Pictures of the Day CH310M/CH318M Fall 2007

10-17-07
H-Cl Addition - Its about Partial Charges!

Most reaction mechanisms we will encounter involve nucleophiles (reactants with an area of relatively high electron density, red color in the computer images) attacking electrophiles (reactants with areas of relatively low electron density, blue color in the computer images). When drawing mechanisms, always use arrows to indicate the flow of electron density from areas of high electron density on the nucleophile to the areas of low electron density on the electrophile. When learning mechanisms, always try to identify the nucleophile and electrophile in each step. In this way you will be learning and understanding the mechanisms (this is good) not simply trying to memorize them (this is bad). If you understand them, you will see how most mechanisms are related, and you will only have to learn a few things before you can successfully write down correct mechanisms (this is good).

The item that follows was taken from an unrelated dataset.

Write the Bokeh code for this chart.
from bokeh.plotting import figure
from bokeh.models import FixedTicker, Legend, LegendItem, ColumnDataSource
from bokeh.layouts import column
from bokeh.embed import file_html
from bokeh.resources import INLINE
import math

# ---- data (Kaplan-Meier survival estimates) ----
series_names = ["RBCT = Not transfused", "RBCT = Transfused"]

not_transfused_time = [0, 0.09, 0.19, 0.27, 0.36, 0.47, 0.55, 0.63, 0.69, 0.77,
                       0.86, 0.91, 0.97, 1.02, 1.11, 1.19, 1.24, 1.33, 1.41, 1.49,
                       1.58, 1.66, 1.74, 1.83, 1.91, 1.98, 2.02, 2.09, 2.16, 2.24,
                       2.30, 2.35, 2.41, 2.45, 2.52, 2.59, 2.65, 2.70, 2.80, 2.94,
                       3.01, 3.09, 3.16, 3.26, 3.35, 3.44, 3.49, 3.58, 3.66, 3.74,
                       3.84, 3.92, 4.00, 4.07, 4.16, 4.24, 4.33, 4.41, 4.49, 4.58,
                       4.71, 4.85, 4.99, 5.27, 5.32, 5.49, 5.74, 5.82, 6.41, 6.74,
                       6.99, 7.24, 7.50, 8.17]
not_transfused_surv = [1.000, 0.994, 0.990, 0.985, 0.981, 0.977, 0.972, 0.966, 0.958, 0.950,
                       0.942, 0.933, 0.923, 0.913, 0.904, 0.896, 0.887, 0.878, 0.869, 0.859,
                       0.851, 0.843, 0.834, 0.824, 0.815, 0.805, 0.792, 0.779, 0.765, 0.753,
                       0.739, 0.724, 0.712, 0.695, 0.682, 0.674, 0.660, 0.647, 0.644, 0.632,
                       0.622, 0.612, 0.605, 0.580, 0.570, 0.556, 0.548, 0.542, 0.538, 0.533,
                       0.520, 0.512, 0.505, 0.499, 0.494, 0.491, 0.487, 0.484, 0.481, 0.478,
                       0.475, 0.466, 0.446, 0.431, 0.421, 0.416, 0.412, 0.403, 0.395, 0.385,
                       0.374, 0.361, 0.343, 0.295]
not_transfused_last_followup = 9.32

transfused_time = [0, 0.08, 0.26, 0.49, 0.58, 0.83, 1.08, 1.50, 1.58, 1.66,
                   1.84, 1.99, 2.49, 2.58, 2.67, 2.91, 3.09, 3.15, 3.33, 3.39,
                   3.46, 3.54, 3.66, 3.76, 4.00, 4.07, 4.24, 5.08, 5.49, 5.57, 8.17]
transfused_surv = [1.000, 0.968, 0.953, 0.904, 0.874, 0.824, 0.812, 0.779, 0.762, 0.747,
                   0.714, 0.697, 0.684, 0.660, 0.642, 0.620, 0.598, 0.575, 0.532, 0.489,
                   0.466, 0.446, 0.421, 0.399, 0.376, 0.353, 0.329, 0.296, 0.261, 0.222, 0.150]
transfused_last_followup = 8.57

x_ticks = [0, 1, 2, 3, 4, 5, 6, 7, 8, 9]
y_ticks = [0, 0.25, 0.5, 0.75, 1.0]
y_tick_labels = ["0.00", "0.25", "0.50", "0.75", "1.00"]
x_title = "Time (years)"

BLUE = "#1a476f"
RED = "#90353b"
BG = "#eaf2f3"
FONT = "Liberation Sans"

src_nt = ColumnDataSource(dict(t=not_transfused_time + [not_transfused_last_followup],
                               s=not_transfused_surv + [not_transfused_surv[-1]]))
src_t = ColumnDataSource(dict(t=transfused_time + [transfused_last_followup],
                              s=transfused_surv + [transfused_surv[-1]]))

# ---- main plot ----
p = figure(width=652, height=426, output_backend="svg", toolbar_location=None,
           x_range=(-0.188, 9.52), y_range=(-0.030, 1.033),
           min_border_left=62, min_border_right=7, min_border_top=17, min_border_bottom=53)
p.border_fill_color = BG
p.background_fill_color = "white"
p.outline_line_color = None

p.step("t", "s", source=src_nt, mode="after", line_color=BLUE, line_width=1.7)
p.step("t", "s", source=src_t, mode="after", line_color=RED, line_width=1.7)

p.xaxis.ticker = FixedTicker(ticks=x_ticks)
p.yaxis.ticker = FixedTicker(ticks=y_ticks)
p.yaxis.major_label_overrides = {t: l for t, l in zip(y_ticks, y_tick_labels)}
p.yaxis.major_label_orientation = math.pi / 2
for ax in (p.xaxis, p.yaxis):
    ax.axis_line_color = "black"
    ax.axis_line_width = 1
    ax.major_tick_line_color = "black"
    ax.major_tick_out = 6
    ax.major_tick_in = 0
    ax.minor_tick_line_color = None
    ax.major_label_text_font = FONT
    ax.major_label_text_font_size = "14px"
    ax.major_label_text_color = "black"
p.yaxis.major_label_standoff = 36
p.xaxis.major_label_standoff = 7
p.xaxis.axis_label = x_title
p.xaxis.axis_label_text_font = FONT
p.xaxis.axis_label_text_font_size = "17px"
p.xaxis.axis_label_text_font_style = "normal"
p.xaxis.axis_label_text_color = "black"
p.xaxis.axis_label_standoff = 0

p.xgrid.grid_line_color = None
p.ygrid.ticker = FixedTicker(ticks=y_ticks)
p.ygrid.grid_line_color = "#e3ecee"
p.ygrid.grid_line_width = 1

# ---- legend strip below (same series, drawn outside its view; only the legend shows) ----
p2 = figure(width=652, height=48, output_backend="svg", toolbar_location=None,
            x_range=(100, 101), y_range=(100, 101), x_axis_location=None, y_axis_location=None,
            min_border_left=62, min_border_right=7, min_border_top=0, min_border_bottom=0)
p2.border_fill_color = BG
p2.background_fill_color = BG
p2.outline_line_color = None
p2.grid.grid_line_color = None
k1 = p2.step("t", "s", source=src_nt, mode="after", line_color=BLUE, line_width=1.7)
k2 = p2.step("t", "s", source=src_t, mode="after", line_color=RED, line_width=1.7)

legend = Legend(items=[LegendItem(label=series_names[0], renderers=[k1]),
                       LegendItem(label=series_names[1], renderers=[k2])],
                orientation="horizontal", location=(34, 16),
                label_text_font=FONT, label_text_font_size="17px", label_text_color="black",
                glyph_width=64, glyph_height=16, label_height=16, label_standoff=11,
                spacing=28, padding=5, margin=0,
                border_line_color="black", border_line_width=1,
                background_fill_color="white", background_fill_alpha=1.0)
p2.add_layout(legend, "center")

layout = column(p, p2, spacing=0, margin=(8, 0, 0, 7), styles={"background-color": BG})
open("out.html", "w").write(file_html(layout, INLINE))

For example, the addition of H-Cl can best be understood as two consecutive reactions between nucleophiles and electrophiles. In the first step, electron density of the pi bond acts as the nucleophile and attacks the electrophilic hydrogen atom of H-Cl to give a carbocation intermediate and the chloride anion. Note how in the above reaction the more stable of the possible carbocations is produced predominantly, namely the secondary (2°) carbocation (thus explaining Markovinikov’s rule). In the next step, the nucleophilic chloride anion attacks the carbocation electrophile to give the final product. The nucleophile attack can come from the top or the bottom of the trigonal planar (sp2 hybridized) carbocation with equal probability, no matter which face of the alkene the H atom added to, so there is no stereochemical preference of product produced. Click here to see a movie of a related reaction, the addition reaction of H-Br with an alkene.

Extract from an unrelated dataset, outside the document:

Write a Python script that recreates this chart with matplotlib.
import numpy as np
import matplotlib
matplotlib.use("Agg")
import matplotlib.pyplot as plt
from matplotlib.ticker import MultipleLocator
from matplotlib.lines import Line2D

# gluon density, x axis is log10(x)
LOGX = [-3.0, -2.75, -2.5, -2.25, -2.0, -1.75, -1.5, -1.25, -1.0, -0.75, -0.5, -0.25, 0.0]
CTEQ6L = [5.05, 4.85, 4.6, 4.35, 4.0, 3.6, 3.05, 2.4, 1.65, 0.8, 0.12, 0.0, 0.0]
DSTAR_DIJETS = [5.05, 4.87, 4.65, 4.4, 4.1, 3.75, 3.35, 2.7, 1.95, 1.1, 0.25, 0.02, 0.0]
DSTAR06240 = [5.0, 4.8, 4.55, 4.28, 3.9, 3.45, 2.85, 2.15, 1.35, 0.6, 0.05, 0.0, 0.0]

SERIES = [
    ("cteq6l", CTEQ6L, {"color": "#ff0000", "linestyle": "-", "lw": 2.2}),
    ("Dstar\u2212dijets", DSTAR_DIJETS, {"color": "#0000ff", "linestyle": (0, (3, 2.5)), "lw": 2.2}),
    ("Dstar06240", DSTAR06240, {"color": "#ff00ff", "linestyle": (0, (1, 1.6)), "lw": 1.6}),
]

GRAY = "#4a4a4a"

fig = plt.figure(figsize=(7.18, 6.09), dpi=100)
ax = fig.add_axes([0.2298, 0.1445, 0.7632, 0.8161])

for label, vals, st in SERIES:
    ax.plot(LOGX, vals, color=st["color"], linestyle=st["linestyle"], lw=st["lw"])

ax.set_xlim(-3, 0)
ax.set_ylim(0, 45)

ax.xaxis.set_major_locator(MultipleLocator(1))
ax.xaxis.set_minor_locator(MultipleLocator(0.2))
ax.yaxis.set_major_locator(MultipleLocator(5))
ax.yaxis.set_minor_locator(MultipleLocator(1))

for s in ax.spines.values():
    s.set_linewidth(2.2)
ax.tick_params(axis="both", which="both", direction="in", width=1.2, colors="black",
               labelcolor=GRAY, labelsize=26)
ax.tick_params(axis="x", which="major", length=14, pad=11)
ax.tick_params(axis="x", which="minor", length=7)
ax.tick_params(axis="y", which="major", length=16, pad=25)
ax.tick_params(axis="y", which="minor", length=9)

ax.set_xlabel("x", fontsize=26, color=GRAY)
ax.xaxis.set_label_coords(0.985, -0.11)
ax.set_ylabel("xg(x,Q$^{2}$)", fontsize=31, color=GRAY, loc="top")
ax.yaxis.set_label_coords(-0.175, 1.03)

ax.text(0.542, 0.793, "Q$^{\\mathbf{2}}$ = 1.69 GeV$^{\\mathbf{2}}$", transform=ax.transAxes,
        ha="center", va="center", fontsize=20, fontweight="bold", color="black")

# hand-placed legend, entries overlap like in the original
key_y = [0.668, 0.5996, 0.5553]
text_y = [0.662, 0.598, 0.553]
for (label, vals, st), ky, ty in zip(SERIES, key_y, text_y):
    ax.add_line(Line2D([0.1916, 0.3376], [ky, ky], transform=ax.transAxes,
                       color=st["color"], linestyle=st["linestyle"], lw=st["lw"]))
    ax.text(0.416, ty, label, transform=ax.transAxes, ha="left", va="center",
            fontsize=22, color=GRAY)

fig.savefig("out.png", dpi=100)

Carbocation Structure - sp2 with an Empty 2p
Carbocation hybridization is sp2, with an empty 2p orbital (as shown on the right). Thus, carbocations are trigonal planar, a fact that is important because it means carbocations can be attacked by nucleophiles from the “top” or the “bottom” with equal probability, leading to enantiomer products if a new stereocenter is created. The nucleophiles start reacting with carbocations by placing electron density (i.e. a lone pair of electrons) into the empty 2p orbital. Carbocations are extremely reactive because they possess both an unfilled valence shell and a full positive charge. Thus, you will only encounter them as relatively high energy reaction intermediates during the mechanisms of reactions.
Carbocation Stability
Carbocations are stabilized by adjacent alkyl groups, so more highly substituted carbocations are more stable. Alkyl groups stabilize carbocations by a combination of an inductive effect (positively-charged carbon is electronegative, i.e. it wants electron density, so it withdraws some of the electron density of an alkyl group through sigma bonds) and hyperconjugation in which the empty 2p orbital partially overlaps in space with the C-H sigma bonds of the adjacent alkyl groups. In both cases, some electron density is placed on the positively-charged carbon atom from the alkyl groups, leading to a greater distribution of the positive charge around the molecule. The more alkyl groups, the more highly distributed is the positive charge. The more highly distributed the positive charge, the more stable the carbocation. You can see the dramatic differences in charge distribution quantitatively on the bottom row in which carbocations with more alkyl groups attached have less intense blue color on the positively-charged carbon atom, indicating more delocalization of positive charge and thus greater stability. Keep in mind that even tertiary (3°) carbocations are still carbocations and extremely reactive with even weak nucleophiles, only surviving for exceedingly short amounts of time during reaction mechanisms.